What is required:
What lines of the data include the string "chart"? Copy them all.

Data shown:
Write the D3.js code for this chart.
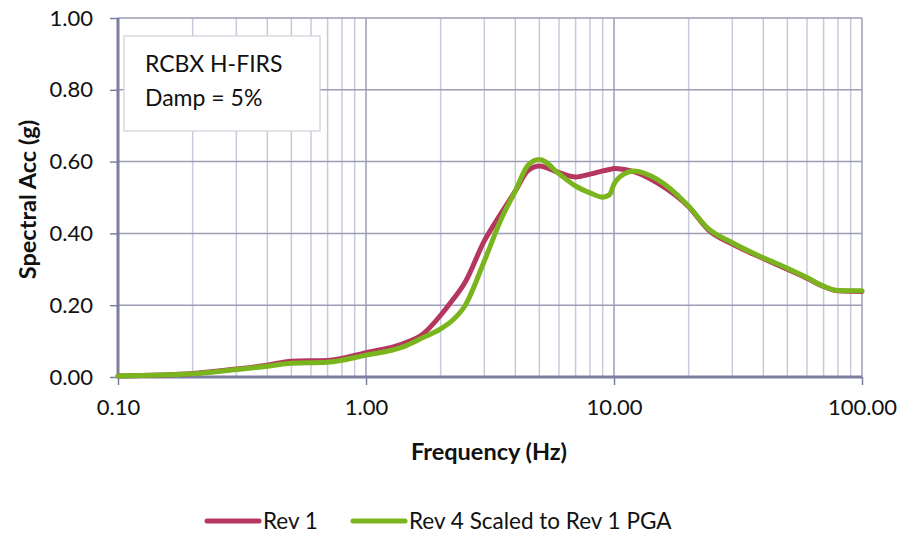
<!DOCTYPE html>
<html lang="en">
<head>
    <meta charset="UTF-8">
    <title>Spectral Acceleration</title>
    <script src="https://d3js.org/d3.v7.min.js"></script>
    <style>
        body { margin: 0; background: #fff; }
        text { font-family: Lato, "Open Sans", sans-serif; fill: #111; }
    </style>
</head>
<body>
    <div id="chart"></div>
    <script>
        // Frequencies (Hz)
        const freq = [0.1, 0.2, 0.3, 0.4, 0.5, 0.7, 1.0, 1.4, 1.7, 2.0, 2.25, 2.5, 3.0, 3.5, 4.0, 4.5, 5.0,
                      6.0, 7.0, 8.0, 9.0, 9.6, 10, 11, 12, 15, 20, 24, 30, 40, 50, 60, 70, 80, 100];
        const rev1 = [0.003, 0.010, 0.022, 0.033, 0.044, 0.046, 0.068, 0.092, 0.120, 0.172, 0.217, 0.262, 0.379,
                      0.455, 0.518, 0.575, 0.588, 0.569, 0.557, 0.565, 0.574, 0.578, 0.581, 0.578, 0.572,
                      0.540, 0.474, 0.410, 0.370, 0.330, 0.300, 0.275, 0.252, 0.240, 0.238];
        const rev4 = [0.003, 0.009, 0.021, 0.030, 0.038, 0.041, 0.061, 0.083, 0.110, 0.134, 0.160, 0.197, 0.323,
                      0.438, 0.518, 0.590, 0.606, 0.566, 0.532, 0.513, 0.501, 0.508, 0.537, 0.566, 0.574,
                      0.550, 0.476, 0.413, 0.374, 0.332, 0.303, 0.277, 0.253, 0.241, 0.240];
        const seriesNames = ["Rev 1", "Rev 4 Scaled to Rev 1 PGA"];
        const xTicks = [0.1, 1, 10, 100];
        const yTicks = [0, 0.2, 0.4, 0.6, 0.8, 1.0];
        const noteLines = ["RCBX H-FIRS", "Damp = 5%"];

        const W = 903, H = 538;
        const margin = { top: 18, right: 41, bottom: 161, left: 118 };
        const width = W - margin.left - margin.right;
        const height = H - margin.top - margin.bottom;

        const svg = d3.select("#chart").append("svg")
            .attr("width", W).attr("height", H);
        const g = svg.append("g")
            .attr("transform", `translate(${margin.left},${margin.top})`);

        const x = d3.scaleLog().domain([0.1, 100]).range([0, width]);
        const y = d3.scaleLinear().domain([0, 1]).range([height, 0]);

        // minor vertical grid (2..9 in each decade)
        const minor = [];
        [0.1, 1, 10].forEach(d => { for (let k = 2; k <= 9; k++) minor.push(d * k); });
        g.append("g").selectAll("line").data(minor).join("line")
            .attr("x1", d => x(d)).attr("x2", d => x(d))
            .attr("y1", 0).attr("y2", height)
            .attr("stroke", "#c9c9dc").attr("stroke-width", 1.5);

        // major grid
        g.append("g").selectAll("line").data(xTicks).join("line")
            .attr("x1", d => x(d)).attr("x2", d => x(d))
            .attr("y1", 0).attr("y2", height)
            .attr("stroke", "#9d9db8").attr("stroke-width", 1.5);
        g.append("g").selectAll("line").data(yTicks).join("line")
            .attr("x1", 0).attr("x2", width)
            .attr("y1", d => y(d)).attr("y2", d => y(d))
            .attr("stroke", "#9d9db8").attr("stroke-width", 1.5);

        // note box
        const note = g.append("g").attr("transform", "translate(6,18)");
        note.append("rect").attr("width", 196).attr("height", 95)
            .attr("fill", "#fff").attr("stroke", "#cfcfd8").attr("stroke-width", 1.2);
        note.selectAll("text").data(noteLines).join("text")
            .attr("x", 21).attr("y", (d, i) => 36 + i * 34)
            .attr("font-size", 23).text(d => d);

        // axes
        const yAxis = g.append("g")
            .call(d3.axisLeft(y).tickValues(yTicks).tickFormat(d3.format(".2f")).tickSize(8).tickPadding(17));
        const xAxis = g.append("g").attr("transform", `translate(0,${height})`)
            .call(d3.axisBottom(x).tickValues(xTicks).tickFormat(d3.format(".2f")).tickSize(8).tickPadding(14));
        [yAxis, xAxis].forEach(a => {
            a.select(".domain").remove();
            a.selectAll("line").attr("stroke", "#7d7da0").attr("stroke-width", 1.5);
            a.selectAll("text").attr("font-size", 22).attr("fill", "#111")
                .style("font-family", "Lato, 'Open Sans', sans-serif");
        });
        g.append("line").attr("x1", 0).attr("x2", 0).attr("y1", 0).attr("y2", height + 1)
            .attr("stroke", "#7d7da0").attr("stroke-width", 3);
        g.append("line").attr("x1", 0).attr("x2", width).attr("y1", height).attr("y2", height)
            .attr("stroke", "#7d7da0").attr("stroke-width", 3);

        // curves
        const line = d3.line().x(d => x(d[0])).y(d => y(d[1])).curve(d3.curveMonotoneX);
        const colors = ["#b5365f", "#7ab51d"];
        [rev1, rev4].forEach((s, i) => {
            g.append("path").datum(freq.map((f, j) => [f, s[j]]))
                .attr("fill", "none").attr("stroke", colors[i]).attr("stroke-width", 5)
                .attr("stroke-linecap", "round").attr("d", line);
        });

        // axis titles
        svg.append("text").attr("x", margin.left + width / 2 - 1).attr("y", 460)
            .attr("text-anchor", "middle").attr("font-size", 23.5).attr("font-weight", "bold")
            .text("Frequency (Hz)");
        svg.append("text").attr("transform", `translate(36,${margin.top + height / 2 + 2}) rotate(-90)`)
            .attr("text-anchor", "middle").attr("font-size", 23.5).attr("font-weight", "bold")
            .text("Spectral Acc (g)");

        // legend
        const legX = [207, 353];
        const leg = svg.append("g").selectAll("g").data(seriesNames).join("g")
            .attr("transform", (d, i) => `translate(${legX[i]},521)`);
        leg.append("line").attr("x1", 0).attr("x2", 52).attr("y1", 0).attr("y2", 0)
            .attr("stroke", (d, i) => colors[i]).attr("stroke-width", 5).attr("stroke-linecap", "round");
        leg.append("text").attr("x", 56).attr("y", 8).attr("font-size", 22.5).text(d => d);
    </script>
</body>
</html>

Solved exercise:
Write the D3.js code for this chart.
    <div id="chart"></div>
        const svg = d3.select("#chart").append("svg")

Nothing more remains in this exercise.